EXERCISE TASK
With the pictures left out, copy the listing below exactly.

GIVEN DATA
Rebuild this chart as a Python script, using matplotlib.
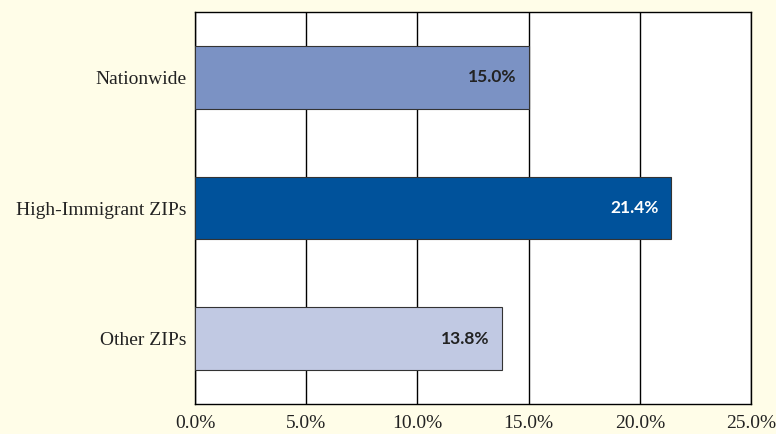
import matplotlib.pyplot as plt

categories = ['Nationwide', 'High-Immigrant ZIPs', 'Other ZIPs']
values = [15.0, 21.4, 13.8]
colors = ['#7b92c4', '#00529b', '#c1c9e3']
label_colors = ['#222222', 'white', '#222222']
xticks = [0, 5, 10, 15, 20, 25]

bg = '#fffde8'
fig = plt.figure(figsize=(7.76, 4.34), dpi=100, facecolor=bg)
ax = fig.add_axes([195 / 776, 1 - 404 / 434, (751 - 195) / 776, (404 - 12) / 434])
ax.set_facecolor('white')

ypos = range(len(categories))
ax.barh(ypos, values, height=0.48, color=colors, edgecolor='#333333', linewidth=0.8, zorder=3)

for y, v, c in zip(ypos, values, label_colors):
    ax.text(v - 0.55, y, f'{v:.1f}%', ha='right', va='center', fontsize=12.5,
            fontweight='bold', family='Lato', color=c, zorder=4)

ax.set_xlim(0, 25)
ax.set_ylim(2.5, -0.5)
ax.set_xticks(xticks)
ax.set_xticklabels([f'{t:.1f}%' for t in xticks], family='Liberation Serif', fontsize=14, color='#222222')
ax.set_yticks(list(ypos))
ax.set_yticklabels(categories, family='Liberation Serif', fontsize=14, color='#222222')
ax.tick_params(axis='y', length=0, pad=6)
ax.tick_params(axis='x', length=0, pad=8)
ax.xaxis.grid(True, color='black', linewidth=1, zorder=0)
for s in ax.spines.values():
    s.set_color('black')
    s.set_linewidth(1)

fig.savefig('out.png', dpi=100, facecolor=bg)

SOLUTION TO THIS PROBLEM
Rebuild this chart as a Python script, using matplotlib.
import matplotlib.pyplot as plt

categories = ['Nationwide', 'High-Immigrant ZIPs', 'Other ZIPs']
values = [15.0, 21.4, 13.8]
colors = ['#7b92c4', '#00529b', '#c1c9e3']
label_colors = ['#222222', 'white', '#222222']
xticks = [0, 5, 10, 15, 20, 25]

bg = '#fffde8'
fig = plt.figure(figsize=(7.76, 4.34), dpi=100, facecolor=bg)
ax = fig.add_axes([195 / 776, 1 - 404 / 434, (751 - 195) / 776, (404 - 12) / 434])
ax.set_facecolor('white')

ypos = range(len(categories))
ax.barh(ypos, values, height=0.48, color=colors, edgecolor='#333333', linewidth=0.8, zorder=3)

for y, v, c in zip(ypos, values, label_colors):
    ax.text(v - 0.55, y, f'{v:.1f}%', ha='right', va='center', fontsize=12.5,
            fontweight='bold', family='Lato', color=c, zorder=4)

ax.set_xlim(0, 25)
ax.set_ylim(2.5, -0.5)
ax.set_xticks(xticks)
ax.set_xticklabels([f'{t:.1f}%' for t in xticks], family='Liberation Serif', fontsize=14, color='#222222')
ax.set_yticks(list(ypos))
ax.set_yticklabels(categories, family='Liberation Serif', fontsize=14, color='#222222')
ax.tick_params(axis='y', length=0, pad=6)
ax.tick_params(axis='x', length=0, pad=8)
ax.xaxis.grid(True, color='black', linewidth=1, zorder=0)
for s in ax.spines.values():
    s.set_color('black')
    s.set_linewidth(1)

fig.savefig('out.png', dpi=100, facecolor=bg)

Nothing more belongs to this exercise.